• Do this: Leave out the pictures, then reproduce the rest of the material exactly.
______
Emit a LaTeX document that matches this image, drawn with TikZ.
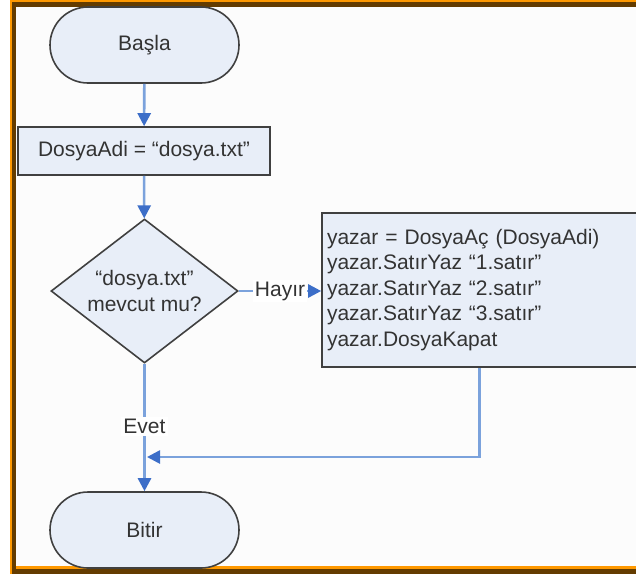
\documentclass[tikz,border=0pt]{standalone}
\usepackage{fontspec}
\setmainfont{Liberation Sans}
\usetikzlibrary{shapes.geometric,arrows.meta}
\definecolor{boxfill}{HTML}{E8EEF8}
\definecolor{boxline}{HTML}{404040}
\definecolor{txt}{HTML}{333333}
\definecolor{flow}{HTML}{7BA2DC}
\definecolor{flowtip}{HTML}{3C6EC8}
\definecolor{frameorange}{HTML}{FF9900}
\definecolor{framebrown}{HTML}{643C00}
\tikzset{
  base/.style={draw=boxline, line width=1.6pt, fill=boxfill, text=txt,
    font=\fontsize{21}{25.5}\selectfont, inner sep=0pt},
  terminal/.style={base, rectangle, rounded corners=38pt,
    minimum width=189pt, minimum height=76pt},
  process/.style={base, rectangle},
  decision/.style={base, diamond, aspect=1.3,
    minimum width=187pt, minimum height=144pt, align=center},
  flowline/.style={draw=flow, line width=2.6pt,
    -{Triangle[length=13pt,width=13pt,color=flowtip]}},
  plainline/.style={draw=flow, line width=2.6pt},
  lbl/.style={fill=white, text=txt, inner sep=2pt,
    font=\fontsize{21}{25.5}\selectfont}
}
\begin{document}
\begin{tikzpicture}[x=1pt, y=-1pt]
  \useasboundingbox (0,0) rectangle (636,574);
  \clip (0,0) rectangle (636,574);
  \fill[white] (0,0) rectangle (636,574);
  % frame: orange edge behind a dark brown band
  \fill[frameorange] (10,0) rectangle (636,2);
  \fill[frameorange] (10,0) rectangle (12,574);
  \fill[frameorange] (12,566) rectangle (636,569);
  \fill[framebrown] (12,2) rectangle (636,7);
  \fill[framebrown] (12,2) rectangle (16,574);
  \fill[framebrown] (12,569) rectangle (636,574);
  \fill[white!99!black] (16,7) rectangle (636,566);

  % flowchart nodes
  \node[terminal] (start) at (144.5,45) {Başla};
  \node[process, minimum width=252pt, minimum height=48pt] (name) at (144,151)
    {DosyaAdi = “dosya.txt”};
  \node[decision] (check) at (144.5,291) {“dosya.txt”\\mevcut mu?};
  \node[process, minimum width=315pt, minimum height=154pt,
        align=left, text width=305pt, inner sep=5pt] (write) at (479.5,290)
    {yazar = DosyaAç (DosyaAdi)\\
     yazar.SatırYaz “1.satır”\\
     yazar.SatırYaz “2.satır”\\
     yazar.SatırYaz “3.satır”\\
     yazar.DosyaKapat};
  \node[terminal] (stop) at (144.5,530) {Bitir};
  \coordinate (merge) at (147,457);

  % connectors
  \draw[flowline] (start) -- (name);
  \draw[flowline] (name) -- (check);
  \draw[flowline] (check.east) -- node[lbl] (no) {Hayır} (write.west |- check.east);
  \draw[flowline] (check) -- node[lbl, pos=0.49] (yes) {Evet} (stop);
  \draw[flowline] (write.south) |- (merge);
\end{tikzpicture}
\end{document}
______
• Result for this task:
Emit a LaTeX document that matches this image, drawn with TikZ.
\documentclass[tikz,border=0pt]{standalone}
\usepackage{fontspec}
\setmainfont{Liberation Sans}
\usetikzlibrary{shapes.geometric,arrows.meta}
\definecolor{boxfill}{HTML}{E8EEF8}
\definecolor{boxline}{HTML}{404040}
\definecolor{txt}{HTML}{333333}
\definecolor{flow}{HTML}{7BA2DC}
\definecolor{flowtip}{HTML}{3C6EC8}
\definecolor{frameorange}{HTML}{FF9900}
\definecolor{framebrown}{HTML}{643C00}
\tikzset{
  base/.style={draw=boxline, line width=1.6pt, fill=boxfill, text=txt,
    font=\fontsize{21}{25.5}\selectfont, inner sep=0pt},
  terminal/.style={base, rectangle, rounded corners=38pt,
    minimum width=189pt, minimum height=76pt},
  process/.style={base, rectangle},
  decision/.style={base, diamond, aspect=1.3,
    minimum width=187pt, minimum height=144pt, align=center},
  flowline/.style={draw=flow, line width=2.6pt,
    -{Triangle[length=13pt,width=13pt,color=flowtip]}},
  plainline/.style={draw=flow, line width=2.6pt},
  lbl/.style={fill=white, text=txt, inner sep=2pt,
    font=\fontsize{21}{25.5}\selectfont}
}
\begin{document}
\begin{tikzpicture}[x=1pt, y=-1pt]
  \useasboundingbox (0,0) rectangle (636,574);
  \clip (0,0) rectangle (636,574);
  \fill[white] (0,0) rectangle (636,574);
  % frame: orange edge behind a dark brown band
  \fill[frameorange] (10,0) rectangle (636,2);
  \fill[frameorange] (10,0) rectangle (12,574);
  \fill[frameorange] (12,566) rectangle (636,569);
  \fill[framebrown] (12,2) rectangle (636,7);
  \fill[framebrown] (12,2) rectangle (16,574);
  \fill[framebrown] (12,569) rectangle (636,574);
  \fill[white!99!black] (16,7) rectangle (636,566);

  % flowchart nodes
  \node[terminal] (start) at (144.5,45) {Başla};
  \node[process, minimum width=252pt, minimum height=48pt] (name) at (144,151)
    {DosyaAdi = “dosya.txt”};
  \node[decision] (check) at (144.5,291) {“dosya.txt”\\mevcut mu?};
  \node[process, minimum width=315pt, minimum height=154pt,
        align=left, text width=305pt, inner sep=5pt] (write) at (479.5,290)
    {yazar = DosyaAç (DosyaAdi)\\
     yazar.SatırYaz “1.satır”\\
     yazar.SatırYaz “2.satır”\\
     yazar.SatırYaz “3.satır”\\
     yazar.DosyaKapat};
  \node[terminal] (stop) at (144.5,530) {Bitir};
  \coordinate (merge) at (147,457);

  % connectors
  \draw[flowline] (start) -- (name);
  \draw[flowline] (name) -- (check);
  \draw[flowline] (check.east) -- node[lbl] (no) {Hayır} (write.west |- check.east);
  \draw[flowline] (check) -- node[lbl, pos=0.49] (yes) {Evet} (stop);
  \draw[flowline] (write.south) |- (merge);
\end{tikzpicture}
\end{document}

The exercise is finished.